July 9, 2020

 

Santa Catarina state, Brazil may scrap plant worker COVID-19 safety law

 


Brazil's largest pork producing state and second largest poultry producer, Santa Catarina could stop law protecting meat plant workers during COVID-19, according to state labour prosecutors, Reuters reported.

 

The move affects about 480,000 meat plant workers and other related workers.

 

Santa Catarina enacted Regulation 312, which forces Santa Catarina meatpackers to send home pregnant and Indigenous workers, while at the same implementing a 1.5 m distance among workers on the production floor.

 

Other measures included in the regulation include supplying protective equipment, and the need to inform suspected or confirmed COVID-19 cases to the local health authorities.

 

Once the law is scrapped, major Brazilian meatpackers such as BRF and JBS only need to follow federal regulations passed in June for these companies to continue operations during the pandemic.
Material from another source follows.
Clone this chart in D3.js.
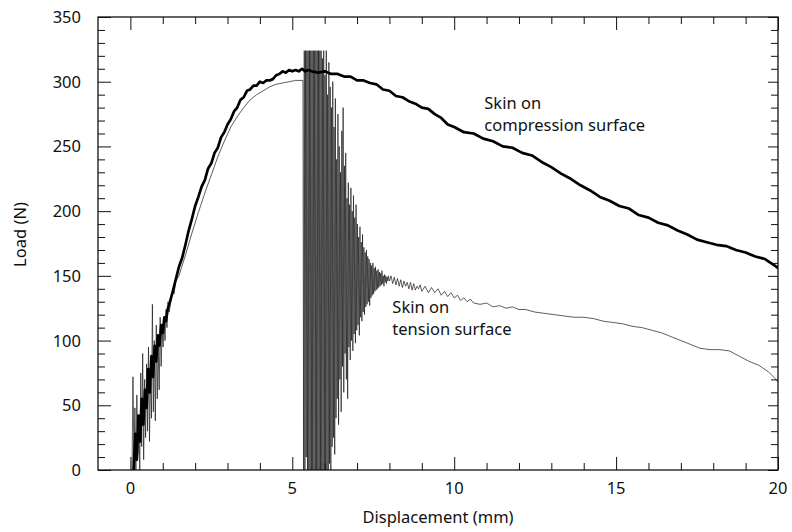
<!DOCTYPE html>
<html>
<head>
<meta charset="utf-8">
<script src="https://cdn.jsdelivr.net/npm/d3@7"></script>
<style>
  body { margin: 0; background: #fff; }
  text { font-family: "Noto Sans", "Open Sans", sans-serif; fill: #111; }
</style>
</head>
<body>
<div id="container"></div>
<script>
// Skin on compression surface (thick curve), [displacement mm, load N]
const compressionPoints = [
  [0.1, 0], [0.15, 28], [0.2, 8], [0.25, 42], [0.3, 22], [0.35, 55], [0.4, 35], [0.45, 62], [0.5, 48], [0.55, 78],
  [0.6, 60], [0.65, 88], [0.7, 72], [0.75, 96], [0.8, 84], [0.85, 104], [0.9, 96], [0.95, 112], [1.0, 106], [1.05, 118],
  [1.1, 115], [1.15, 124], [1.2, 128], [1.3, 137], [1.4, 147], [1.5, 157], [1.6, 164], [1.7, 174], [1.8, 185], [1.9, 194],
  [2.0, 204], [2.1, 211], [2.2, 219], [2.3, 224], [2.4, 233], [2.5, 237], [2.6, 245], [2.7, 249], [2.8, 257], [2.9, 261],
  [3.0, 267], [3.1, 271], [3.2, 277], [3.3, 280], [3.4, 286], [3.5, 288], [3.6, 293], [3.7, 294], [3.8, 297], [3.9, 297],
  [4.0, 300], [4.1, 299], [4.2, 301], [4.3, 301], [4.4, 302], [4.5, 305], [4.6, 306], [4.7, 308], [4.8, 307], [4.9, 309],
  [5.0, 308], [5.1, 309], [5.2, 308], [5.3, 310], [5.4, 308], [5.5, 309], [5.6, 308], [5.8, 307], [6.0, 308], [6.2, 306],
  [6.4, 306], [6.6, 304], [6.8, 304], [7.0, 301], [7.2, 301], [7.4, 299], [7.6, 298], [7.8, 294], [8.0, 293], [8.2, 289],
  [8.4, 288], [8.6, 285], [8.8, 283], [9.0, 280], [9.2, 279], [9.4, 275], [9.6, 272], [9.8, 267], [10.0, 265], [10.3, 261],
  [10.6, 260], [10.9, 256], [11.2, 254], [11.5, 250], [11.8, 249], [12.1, 245], [12.4, 243], [12.7, 238], [13.0, 234],
  [13.3, 229], [13.6, 225], [13.9, 220], [14.2, 216], [14.5, 211], [14.8, 208], [15.1, 204], [15.4, 202], [15.7, 197],
  [16.0, 195], [16.3, 191], [16.6, 189], [16.9, 185], [17.2, 182], [17.5, 178], [17.8, 176], [18.1, 174], [18.4, 173],
  [18.7, 170], [19.0, 168], [19.3, 165], [19.6, 163], [19.9, 158], [20.0, 156]
];

// Skin on tension surface (thin curve, fracture oscillations), [displacement mm, load N]
const tensionPoints = [
  [0.05, 0], [0.08, 72], [0.11, 5], [0.14, 48], [0.17, 0], [0.2, 58], [0.23, 12], [0.26, 40], [0.29, 0], [0.32, 75],
  [0.35, 18], [0.38, 90], [0.41, 8], [0.44, 70], [0.47, 25], [0.5, 82], [0.53, 30], [0.56, 95], [0.59, 22], [0.62, 78],
  [0.65, 40], [0.68, 128], [0.71, 45], [0.74, 100], [0.77, 38], [0.8, 112], [0.83, 55], [0.86, 96], [0.89, 62], [0.92, 118],
  [0.95, 80], [0.98, 108], [1.01, 95], [1.04, 115], [1.07, 100], [1.1, 124], [1.13, 110], [1.16, 130], [1.2, 122], [1.25, 131],
  [1.3, 138], [1.35, 136], [1.4, 146], [1.45, 148], [1.5, 150], [1.7, 166], [1.9, 183], [2.1, 199], [2.3, 214], [2.5, 228],
  [2.7, 242], [2.9, 254], [3.1, 265], [3.3, 273], [3.5, 280], [3.7, 286], [3.9, 290], [4.1, 293], [4.3, 296], [4.5, 298],
  [4.7, 299], [4.9, 300], [5.1, 301], [5.33, 301],
  [5.35, 0], [5.37, 324], [5.39, 0], [5.41, 324], [5.43, 10], [5.45, 324], [5.47, 0], [5.49, 324], [5.51, 0], [5.53, 324],
  [5.55, 0], [5.57, 324], [5.59, 0], [5.61, 324], [5.63, 0], [5.65, 324], [5.67, 0], [5.69, 324], [5.71, 0], [5.73, 324],
  [5.75, 0], [5.77, 324], [5.79, 0], [5.81, 324], [5.83, 0], [5.85, 324], [5.87, 0], [5.89, 324], [5.91, 0], [5.93, 318],
  [5.95, 0], [5.97, 324], [5.99, 0], [6.01, 305], [6.03, 0], [6.05, 324], [6.07, 0], [6.09, 290], [6.11, 0], [6.13, 315],
  [6.15, 5], [6.17, 296], [6.19, 0], [6.21, 280], [6.23, 18], [6.25, 300], [6.27, 25], [6.29, 265], [6.31, 12], [6.33, 287],
  [6.35, 40], [6.37, 240], [6.39, 55], [6.41, 275], [6.43, 35], [6.45, 250], [6.47, 70], [6.49, 230], [6.51, 45], [6.53, 262],
  [6.55, 80], [6.57, 280], [6.59, 60], [6.61, 235], [6.63, 90], [6.65, 245], [6.67, 70], [6.69, 210], [6.71, 55], [6.73, 222],
  [6.75, 95], [6.77, 205], [6.79, 85], [6.81, 218], [6.83, 100], [6.85, 200], [6.87, 92], [6.89, 212], [6.91, 105], [6.93, 195],
  [6.95, 98], [6.97, 205], [6.99, 108], [7.01, 190], [7.03, 112], [7.05, 180], [7.07, 104], [7.09, 188], [7.11, 118], [7.13, 176],
  [7.15, 115], [7.17, 182], [7.19, 122], [7.21, 172], [7.23, 120], [7.25, 168], [7.27, 126], [7.29, 170], [7.31, 128], [7.33, 165],
  [7.35, 130], [7.37, 163], [7.39, 127], [7.41, 160], [7.43, 133], [7.45, 158], [7.47, 135], [7.49, 160], [7.51, 136], [7.53, 156],
  [7.55, 138], [7.57, 157], [7.59, 139], [7.61, 154], [7.63, 140], [7.65, 155], [7.67, 141], [7.69, 153], [7.71, 142], [7.73, 152],
  [7.75, 143], [7.77, 154], [7.79, 144], [7.81, 150], [7.83, 142], [7.85, 151], [7.87, 145], [7.89, 150], [7.91, 144], [7.93, 149],
  [7.95, 146], [7.97, 150], [8.0, 146], [8.05, 150], [8.1, 144], [8.15, 149], [8.2, 143], [8.25, 148], [8.3, 142], [8.35, 147],
  [8.4, 141], [8.45, 146], [8.5, 142], [8.55, 145], [8.6, 140], [8.65, 145], [8.7, 139], [8.75, 144], [8.8, 139], [8.85, 142],
  [8.9, 140], [8.95, 143], [9.0, 138], [9.1, 142], [9.2, 137], [9.3, 141], [9.4, 137], [9.5, 140], [9.6, 135], [9.7, 138],
  [9.8, 134], [9.9, 137], [10.0, 133], [10.1, 135], [10.2, 131], [10.3, 133], [10.4, 130], [10.5, 132], [10.6, 129], [10.8, 128],
  [11.0, 129], [11.2, 126], [11.4, 127], [11.6, 125], [11.8, 126], [12.0, 124], [12.2, 124], [12.5, 122], [12.8, 121], [13.1, 120],
  [13.4, 119], [13.7, 118], [14.0, 118], [14.3, 117], [14.6, 115], [14.9, 114], [15.2, 113], [15.5, 111], [15.8, 110], [16.1, 108],
  [16.4, 106], [16.7, 103], [17.0, 100], [17.3, 97], [17.6, 94], [17.9, 93], [18.2, 93], [18.5, 92], [18.8, 88], [19.1, 84],
  [19.4, 81], [19.7, 76], [19.9, 71], [20.0, 68]
];

const xTicks = [0, 5, 10, 15, 20];
const yTicks = [0, 50, 100, 150, 200, 250, 300, 350];

const labels = [
  { lines: ["Skin on", "compression surface"], x: 10.93, y: 279 },
  { lines: ["Skin on", "tension surface"], x: 8.09, y: 121 }
];

const W = 792, H = 532;
const margin = { top: 17, right: 14, bottom: 62, left: 98 };
const width = W - margin.left - margin.right;
const height = H - margin.top - margin.bottom;
const fs = 16.5;

const svg = d3.select("#container").append("svg")
  .attr("width", W).attr("height", H);
const g = svg.append("g").attr("transform", `translate(${margin.left},${margin.top})`);

const x = d3.scaleLinear().domain([-1, 20]).range([0, width]);
const y = d3.scaleLinear().domain([0, 350]).range([height, 0]);

svg.append("defs").append("clipPath").attr("id", "clip")
  .append("rect").attr("width", width).attr("height", height);

// minor + major ticks, mirrored on all sides
const minorX = d3.range(0, 21, 1).filter(d => d % 5 !== 0);
const minorY = d3.range(0, 351, 10).filter(d => d % 50 !== 0);

function tickAxis(axisFn, scale, values, size) {
  return axisFn(scale).tickValues(values).tickSizeInner(-size).tickSizeOuter(0).tickFormat("");
}

g.append("g").attr("transform", `translate(0,${height})`).call(tickAxis(d3.axisBottom, x, minorX, 7));
g.append("g").attr("transform", `translate(0,${height})`).call(tickAxis(d3.axisBottom, x, xTicks, 13));
g.append("g").call(tickAxis(d3.axisTop, x, minorX, 7));
g.append("g").call(tickAxis(d3.axisTop, x, xTicks, 13));
g.append("g").call(tickAxis(d3.axisLeft, y, minorY, 7));
g.append("g").call(tickAxis(d3.axisLeft, y, yTicks, 13));
g.append("g").attr("transform", `translate(${width},0)`).call(tickAxis(d3.axisRight, y, minorY, 7));
g.append("g").attr("transform", `translate(${width},0)`).call(tickAxis(d3.axisRight, y, yTicks, 10));

g.selectAll(".domain").remove();
g.selectAll(".tick line").attr("stroke", "#111").attr("stroke-width", 1);

// tick labels
g.append("g").selectAll("text").data(xTicks).enter().append("text")
  .attr("x", d => x(d)).attr("y", height + 24)
  .attr("text-anchor", "middle").attr("font-size", fs).text(d => d);
g.append("g").selectAll("text").data(yTicks).enter().append("text")
  .attr("x", -17).attr("y", d => y(d) + 6)
  .attr("text-anchor", "end").attr("font-size", fs).text(d => d);

// data
const line = d3.line().x(d => x(d[0])).y(d => y(d[1]));
const plot = g.append("g").attr("clip-path", "url(#clip)");

plot.append("path")
  .datum(tensionPoints)
  .attr("fill", "none").attr("stroke", "#1a1a1a").attr("stroke-width", 0.7)
  .attr("d", line);

plot.append("path")
  .datum(compressionPoints)
  .attr("fill", "none").attr("stroke", "#000").attr("stroke-width", 2.7)
  .attr("stroke-linejoin", "round")
  .attr("d", line);

// frame
g.append("rect").attr("width", width).attr("height", height)
  .attr("fill", "none").attr("stroke", "#111").attr("stroke-width", 1.3);

// annotations
labels.forEach(l => {
  const t = g.append("text").attr("font-size", fs);
  l.lines.forEach((s, i) => {
    t.append("tspan").attr("x", x(l.x)).attr("y", y(l.y) + i * 22).text(s);
  });
});

// axis titles
svg.append("text")
  .attr("x", margin.left + width / 2).attr("y", 523)
  .attr("text-anchor", "middle").attr("font-size", fs)
  .text("Displacement (mm)");
svg.append("text")
  .attr("transform", `translate(26,${margin.top + height / 2 - 9}) rotate(-90)`)
  .attr("text-anchor", "middle").attr("font-size", fs)
  .text("Load (N)");
</script>
</body>
</html>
Critics to the June law said it doesn't include physical distancing and testing workers for the virus.

 

Ricardo Santin, meat lobby group ABPA director said with the law abolished, it will harmonise state and federal regulations.

 

A JBS poultry plant at Santa Catarina in May was shut down temporarily due to COVID-19. 1,500 workers are employed there.

 

A growing number of COVID-19 outbreaks in Brazil has made China, a major importer of meat from Brazil, to impose import suspensions from six Brazilian meat plants located in Rio Grande do Sul and Mato Grosso state.